**Aim of the task**. Would you repeat the listing exactly but omit every picture?

**Material**.
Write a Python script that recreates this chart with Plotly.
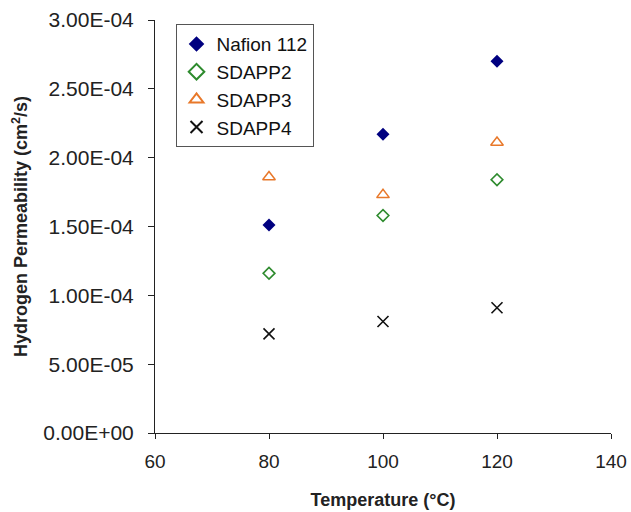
import plotly.graph_objects as go

temps = [80, 100, 120]
series_names = ["Nafion 112", "SDAPP2", "SDAPP3", "SDAPP4"]
nafion112 = [1.51e-4, 2.17e-4, 2.70e-4]
sdapp2 = [1.16e-4, 1.58e-4, 1.84e-4]
sdapp3 = [1.86e-4, 1.73e-4, 2.11e-4]
sdapp4 = [0.72e-4, 0.81e-4, 0.91e-4]
y_tickvals = [0, 5e-5, 1e-4, 1.5e-4, 2e-4, 2.5e-4, 3e-4]
y_ticktext = ["0.00E+00", "5.00E-05", "1.00E-04", "1.50E-04", "2.00E-04", "2.50E-04", "3.00E-04"]
x_tickvals = [60, 80, 100, 120, 140]

styles = [
    dict(symbol="diamond", size=10, color="#000080", line=dict(width=0)),
    dict(symbol="diamond-open", size=9, color="#2E8B2E", line=dict(width=1.6, color="#2E8B2E")),
    dict(symbol="triangle-up-open", size=11, color="#E8782A", line=dict(width=1.5, color="#E8782A")),
    dict(symbol="x-thin-open", size=11, color="#111111", line=dict(width=1.6, color="#111111")),
]

fig = go.Figure()
for name, vals, st in zip(series_names, [nafion112, sdapp2, sdapp3, sdapp4], styles):
    fig.add_trace(go.Scatter(x=temps, y=vals, mode="markers", name=name, marker=st))

fig.update_layout(
    width=631, height=512,
    margin=dict(l=155, r=20, t=20, b=79),
    plot_bgcolor="white", paper_bgcolor="white",
    font=dict(family="Liberation Sans, Arial, sans-serif", color="#222222"),
    showlegend=True,
    legend=dict(x=0.045, y=0.99, xanchor="left", yanchor="top",
                bordercolor="#555555", borderwidth=1, bgcolor="white",
                font=dict(size=19, color="#111111"), tracegroupgap=0,
                itemwidth=30, itemsizing="constant"),
)
fig.update_xaxes(range=[60, 140], tickvals=x_tickvals, showgrid=False, zeroline=False, automargin=False,
                 showline=True, linecolor="#222222", linewidth=1, ticks="outside", ticklen=5,
                 tickcolor="#222222", tickfont=dict(size=19), ticklabelstandoff=6,
                 title=dict(text="<b>Temperature (°C)</b>", font=dict(size=18), standoff=22))
fig.update_yaxes(range=[0, 3e-4], tickvals=y_tickvals, ticktext=y_ticktext, showgrid=False, zeroline=False, automargin=False,
                 showline=True, linecolor="#222222", linewidth=1, ticks="outside", ticklen=6,
                 tickcolor="#222222", tickfont=dict(size=21), ticklabelstandoff=10,
                 title=dict(text="<b>Hydrogen Permeability (cm<sup>2</sup>/s)</b>", font=dict(size=18), standoff=10))

fig.write_html("out.html")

**The result**.
Write a Python script that recreates this chart with Plotly.
import plotly.graph_objects as go

temps = [80, 100, 120]
series_names = ["Nafion 112", "SDAPP2", "SDAPP3", "SDAPP4"]
nafion112 = [1.51e-4, 2.17e-4, 2.70e-4]
sdapp2 = [1.16e-4, 1.58e-4, 1.84e-4]
sdapp3 = [1.86e-4, 1.73e-4, 2.11e-4]
sdapp4 = [0.72e-4, 0.81e-4, 0.91e-4]
y_tickvals = [0, 5e-5, 1e-4, 1.5e-4, 2e-4, 2.5e-4, 3e-4]
y_ticktext = ["0.00E+00", "5.00E-05", "1.00E-04", "1.50E-04", "2.00E-04", "2.50E-04", "3.00E-04"]
x_tickvals = [60, 80, 100, 120, 140]

styles = [
    dict(symbol="diamond", size=10, color="#000080", line=dict(width=0)),
    dict(symbol="diamond-open", size=9, color="#2E8B2E", line=dict(width=1.6, color="#2E8B2E")),
    dict(symbol="triangle-up-open", size=11, color="#E8782A", line=dict(width=1.5, color="#E8782A")),
    dict(symbol="x-thin-open", size=11, color="#111111", line=dict(width=1.6, color="#111111")),
]

fig = go.Figure()
for name, vals, st in zip(series_names, [nafion112, sdapp2, sdapp3, sdapp4], styles):
    fig.add_trace(go.Scatter(x=temps, y=vals, mode="markers", name=name, marker=st))

fig.update_layout(
    width=631, height=512,
    margin=dict(l=155, r=20, t=20, b=79),
    plot_bgcolor="white", paper_bgcolor="white",
    font=dict(family="Liberation Sans, Arial, sans-serif", color="#222222"),
    showlegend=True,
    legend=dict(x=0.045, y=0.99, xanchor="left", yanchor="top",
                bordercolor="#555555", borderwidth=1, bgcolor="white",
                font=dict(size=19, color="#111111"), tracegroupgap=0,
                itemwidth=30, itemsizing="constant"),
)
fig.update_xaxes(range=[60, 140], tickvals=x_tickvals, showgrid=False, zeroline=False, automargin=False,
                 showline=True, linecolor="#222222", linewidth=1, ticks="outside", ticklen=5,
                 tickcolor="#222222", tickfont=dict(size=19), ticklabelstandoff=6,
                 title=dict(text="<b>Temperature (°C)</b>", font=dict(size=18), standoff=22))
fig.update_yaxes(range=[0, 3e-4], tickvals=y_tickvals, ticktext=y_ticktext, showgrid=False, zeroline=False, automargin=False,
                 showline=True, linecolor="#222222", linewidth=1, ticks="outside", ticklen=6,
                 tickcolor="#222222", tickfont=dict(size=21), ticklabelstandoff=10,
                 title=dict(text="<b>Hydrogen Permeability (cm<sup>2</sup>/s)</b>", font=dict(size=18), standoff=10))

fig.write_html("out.html")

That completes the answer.